Ayhan Bilgen, “Bugün itibarıyla HDP, kendi geleceği ve ülkenin geleceğini ittifak stratejilerine endekslenmiş görünmekle birlikte, hiçbir parti kendisiyle açık ittifak yapmayı göze alamamaktadır. HDP, çözüm sürecindeki genişlemeyi kalıcı sanmış ve kişisel başarı olarak yorumlamayı tercih etmiştir. Hem müdahaleden şikâyet edip hem Kandil ve İmralı için pozisyon belirlemeye kalkmak, kendi pozisyonunun gereğini yapamamakla ilgili bir handikaptır. Sadece son iki kongre süreci ve aday belirleme süreçlerine kimin, neden, hangi dayatmalarla müdahale ettiğine bakılırsa sorunun tam da benim ‘tersine Türkiyelileşme’ diye tarif ettiğim kişisel hesaplarla bir siyasi mücadeleyi kontrol altında tutma eğiliminden kaynaklandığı görülecektir” diyerek ufak bir özeleştiri yaptı.
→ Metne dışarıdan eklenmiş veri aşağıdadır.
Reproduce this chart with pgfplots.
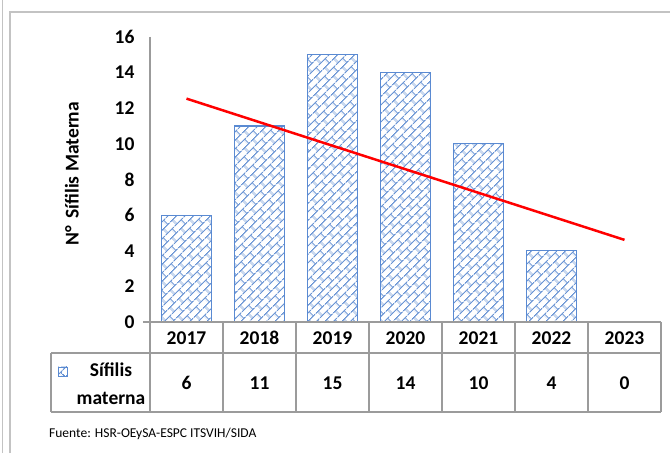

Altan Tan ve Ayhan Bilgen gibilerin bugün gösterdiği bu cılız tepki, 30 yıl önceki bir ortaokul öğrencisinin (Galip İlhaner) gösterdiği tepki (basiret) kadar bile değil.

Bilgen ve Tan gibiler, yıllardır PKK’nın döktüğü kana seslerini çıkarmadıkları için büyük bir vebal altındadır.

Ünleri, güçleri, etkileri olduğu halde ses çıkarmayan her Kürt, PKK’nın döktüğü kanın vebali altındadır.

Altan Tan ve Ayhan Bilgen gibiler eğer samimilerse;, HDP’ye (PKK) alternatif bir hareket (parti) başlatarak işe başlayabilirler. HDP (PKK) asla ve asla Türkiyeleşmez. Dış istihbarat örgütlerinin yönettiği bir hareketin millileşmesi, Türkiyeleşmesi mümkün değildir.

Bir Kürt olarak bütün Kürt önderlere ve Kürtlere çağrı yapıyorum.

Gelin, PKK’nın (HDP) vebalinden kurtulmak için sesimizi yükseltelim.

Büyük İsrail’e alan açan PKK’ya sesimizi daha çok yükseltelim.

Aynı şekilde; CHP, DEVA Partisi, Gelecek Partisi, SP ve İYİ Parti’ye de çağrı yapıyorum.

HDP ve PKK’lı Selahattin Demirtaş üzerinden, PKK’yı meşrulaştırıcı adımlar asla ve asla atmayın.

HDP üzerinden birkaç oy kazanalım derken, PKK’yı meşrulaştırarak ve büyüterek bütün Kürtleri (PKK’ya iterek) kaybedersiniz.

Yapılması gereken;

HDP’den (PKK) uzak durarak,

HDP (PKK) ile seçim ittifakları yapmayarak,

HDP’yi (PKK) gün geçtikçe marjinalleştirmektir.

HDP ile seçim ittifakları yapılarak, terörle mücadele edilemez.

HDP’yi ve PKK’lı Selahattin Demirtaş’ı savunan hiç kimse, PKK’ya karşıyım diyemez. Diyorsa yalan söylüyor demektir. PKK (HDP) ile seçim ittifakı yapıp, PKK’lı Selahattin Demirtaş’ı suçsuz görerek PKK’ya karşı olunamaz.